## [Information shown]

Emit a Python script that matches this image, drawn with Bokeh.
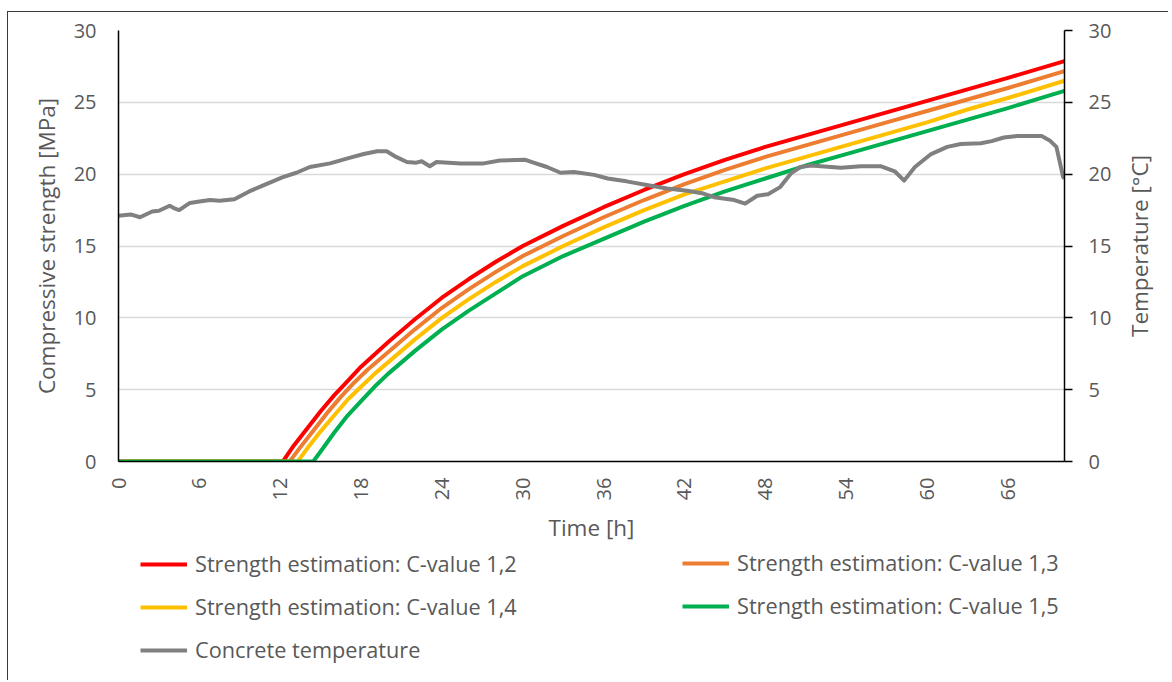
import math
from bokeh.plotting import figure
from bokeh.layouts import column, row
from bokeh.models import Range1d, LinearAxis, FixedTicker, Legend, LegendItem
from bokeh.embed import file_html
from bokeh.resources import INLINE

# ---------------- data ----------------
x_ticks = [0, 6, 12, 18, 24, 30, 36, 42, 48, 54, 60, 66]
y_ticks = [0, 5, 10, 15, 20, 25, 30]

labels = ["Strength estimation: C-value 1,2",
          "Strength estimation: C-value 1,3",
          "Strength estimation: C-value 1,4",
          "Strength estimation: C-value 1,5",
          "Concrete temperature"]
colors = ["#ff0000", "#ed7d31", "#ffc000", "#00b050", "#808080"]

red_t = [0, 12.2, 13, 14, 15, 16, 17, 18, 20, 22, 24, 26, 28, 30, 33, 36, 39, 42, 45, 48, 51, 54, 57, 60, 63, 66, 70.2]
red_v = [0, 0, 1.1, 2.3, 3.5, 4.6, 5.6, 6.6, 8.3, 9.9, 11.4, 12.7, 13.9, 15.0, 16.4, 17.7, 18.9, 20.0, 21.0, 21.9, 22.7, 23.5, 24.3, 25.1, 25.9, 26.7, 27.87]

orange_t = [0, 12.7, 13.5, 14.5, 15.5, 16.5, 17.5, 18.5, 20, 22, 24, 26, 28, 30, 33, 36, 39, 42, 45, 48, 51, 54, 57, 60, 63, 66, 70.2]
orange_v = [0, 0, 1.0, 2.2, 3.4, 4.5, 5.5, 6.4, 7.6, 9.2, 10.7, 12.0, 13.2, 14.3, 15.7, 17.0, 18.2, 19.3, 20.3, 21.2, 22.0, 22.8, 23.6, 24.4, 25.2, 26.0, 27.17]

yellow_t = [0, 13.3, 14, 15, 16, 17, 18, 19, 20, 22, 24, 26, 28, 30, 33, 36, 39, 42, 45, 48, 51, 54, 57, 60, 63, 66, 70.2]
yellow_v = [0, 0, 0.9, 2.1, 3.2, 4.3, 5.2, 6.1, 6.9, 8.5, 10.0, 11.3, 12.5, 13.6, 15.0, 16.3, 17.5, 18.6, 19.5, 20.4, 21.2, 22.0, 22.8, 23.6, 24.5, 25.3, 26.5]

green_t = [0, 14.45, 15, 16, 17, 18, 19, 20, 22, 24, 26, 28, 30, 33, 36, 39, 42, 45, 48, 51, 54, 57, 60, 63, 66, 70.2]
green_v = [0, 0, 0.7, 2.0, 3.2, 4.2, 5.2, 6.1, 7.7, 9.2, 10.5, 11.7, 12.9, 14.3, 15.5, 16.7, 17.8, 18.8, 19.7, 20.6, 21.4, 22.2, 23.0, 23.8, 24.6, 25.8]

temp_t = [0, 0.9, 1.6, 2.5, 3.0, 3.8, 4.2, 4.5, 5.3, 6.0, 6.8, 7.5, 8.6, 9.7, 10.7, 12.2, 13.2, 14.2,
          15.7, 17.2, 18.2, 19.2, 19.9, 20.6, 21.4, 22.1, 22.5, 23.1, 23.6, 25.4, 27.1, 28.3, 30.2,
          30.8, 31.8, 32.8, 33.8, 35.3, 36.3, 37.7, 39.2, 40.7, 42.2, 43.4, 44.2, 45.7, 46.5, 47.4,
          48.2, 49.1, 49.9, 50.6, 51.4, 53.6, 55.1, 56.6, 57.6, 58.3, 59.1, 60.3, 61.5, 62.5, 64.0,
          64.8, 65.7, 66.7, 68.5, 69.1, 69.6, 70.1, 70.2]
temp_v = [17.1, 17.2, 17.0, 17.4, 17.45, 17.8, 17.6, 17.5, 18.0, 18.1, 18.2, 18.15, 18.25, 18.8, 19.2,
          19.8, 20.1, 20.5, 20.75, 21.15, 21.4, 21.6, 21.6, 21.2, 20.85, 20.8, 20.9, 20.55, 20.85,
          20.75, 20.75, 20.95, 21.0, 20.8, 20.5, 20.1, 20.15, 19.95, 19.7, 19.5, 19.25, 19.0, 18.85,
          18.65, 18.4, 18.2, 17.95, 18.5, 18.6, 19.1, 20.05, 20.5, 20.6, 20.45, 20.55, 20.55, 20.2,
          19.55, 20.5, 21.4, 21.9, 22.1, 22.15, 22.3, 22.55, 22.65, 22.65, 22.35, 21.9, 19.8, 19.7]

series = [(red_t, red_v), (orange_t, orange_v), (yellow_t, yellow_v), (green_t, green_v), (temp_t, temp_v)]

# ---------------- styling ----------------
TXT = "#595959"
FONT = "Open Sans"
W = 1160
WP = 1114
H = 534
LW = 4

p = figure(width=WP, height=H, output_backend="svg", toolbar_location=None,
           x_range=Range1d(0, 70.2), y_range=Range1d(0, 30),
           min_border_left=110, min_border_right=WP - 1056, min_border_top=18, min_border_bottom=84)
p.extra_y_ranges = {"temp": Range1d(0, 30)}
p.outline_line_color = None
p.background_fill_color = "white"
p.border_fill_color = "white"

p.xgrid.visible = False
p.ygrid.ticker = FixedTicker(ticks=y_ticks)
p.ygrid.grid_line_color = "#d9d9d9"
p.ygrid.grid_line_width = 1.5


def style_axis(ax, label_standoff, title_standoff, tick_out):
    ax.major_label_text_font = FONT
    ax.major_label_text_font_size = "20px"
    ax.major_label_text_color = TXT
    ax.axis_label_text_font = FONT
    ax.axis_label_text_font_size = "22.5px"
    ax.axis_label_text_font_style = "normal"
    ax.axis_label_text_color = TXT
    ax.axis_line_color = "black"
    ax.axis_line_width = 1.5
    ax.major_tick_line_color = "black"
    ax.major_tick_line_width = 1.5
    ax.major_tick_in = 0
    ax.major_tick_out = tick_out
    ax.minor_tick_line_color = None
    ax.major_label_standoff = label_standoff
    ax.axis_label_standoff = title_standoff


xa = p.xaxis[0]
xa.ticker = FixedTicker(ticks=x_ticks)
xa.axis_label = "Time [h]"
xa.major_label_orientation = math.pi / 2
style_axis(xa, 16, 9, 0)

ya = p.yaxis[0]
ya.ticker = FixedTicker(ticks=y_ticks)
ya.axis_label = "Compressive strength [MPa]"
style_axis(ya, 22, 9, 0)

# right axis: line, ticks and tick labels
ra = LinearAxis(y_range_name="temp")
ra.ticker = FixedTicker(ticks=y_ticks)
style_axis(ra, 16, 16, 8)
p.add_layout(ra, "right")

# ---------------- lines ----------------
for i, (t, v) in enumerate(series):
    kw = {"y_range_name": "temp"} if i == 4 else {}
    p.line(t, v, line_color=colors[i], line_width=LW, line_join="round", **kw)

# ---------------- right-axis title strip (reads bottom-to-top, centred on the axis) ----------------
r = figure(width=W - WP, height=H, output_backend="svg", toolbar_location=None,
           x_range=Range1d(0, 1), y_range=Range1d(0, 30),
           min_border_left=40, min_border_right=0, min_border_top=18, min_border_bottom=84)
r.xaxis.visible = False
r.grid.visible = False
r.outline_line_color = None
r.background_fill_color = "white"
r.border_fill_color = "white"
rt = r.yaxis[0]
rt.ticker = FixedTicker(ticks=[])
rt.axis_label = "Temperature [°C]"
style_axis(rt, 0, 14, 0)
rt.axis_line_color = None
rt.major_tick_line_color = None

# ---------------- legend strip (below the chart) ----------------
# the strip's ranges keep its copies of the series out of view; only the legend shows
q = figure(width=W, height=134, output_backend="svg", toolbar_location=None,
           x_range=Range1d(0, 70.2), y_range=Range1d(-200, -100),
           min_border_left=110, min_border_right=104, min_border_top=0, min_border_bottom=0)
q.xaxis.visible = False
q.yaxis.visible = False
q.grid.visible = False
q.outline_line_color = None
q.background_fill_color = "white"
q.border_fill_color = "white"

swatches = [q.line(t, v, line_color=colors[i], line_width=LW) for i, (t, v) in enumerate(series)]


def make_legend(idx, loc):
    lg = Legend(items=[LegendItem(label=labels[i], renderers=[swatches[i]]) for i in idx],
                location=loc)
    lg.label_text_font = FONT
    lg.label_text_font_size = "21.7px"
    lg.label_text_color = TXT
    lg.glyph_width = 47
    lg.glyph_height = 20
    lg.label_height = 20
    lg.spacing = 14
    lg.label_standoff = 8
    lg.padding = 0
    lg.margin = 0
    lg.border_line_color = None
    lg.background_fill_alpha = 0
    return lg


q.add_layout(make_legend([0, 2, 4], (22, 16)))
q.add_layout(make_legend([1, 3], (564, 60)))

page = column(row(p, r, spacing=0), q, spacing=0, margin=(11, 0, 0, 7),
              styles={"border-top": "1.5px solid #3a3a3a", "border-left": "1.5px solid #3a3a3a"})

open("out.html", "w").write(file_html(page, INLINE))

## [Directive]
Up to and including the line containing "from bokeh.resources import INLINE", repeat every line from the start of the data, but none of the pictures.

## [Output for this exercise]
Emit a Python script that matches this image, drawn with Bokeh.
import math
from bokeh.plotting import figure
from bokeh.layouts import column, row
from bokeh.models import Range1d, LinearAxis, FixedTicker, Legend, LegendItem
from bokeh.embed import file_html
from bokeh.resources import INLINE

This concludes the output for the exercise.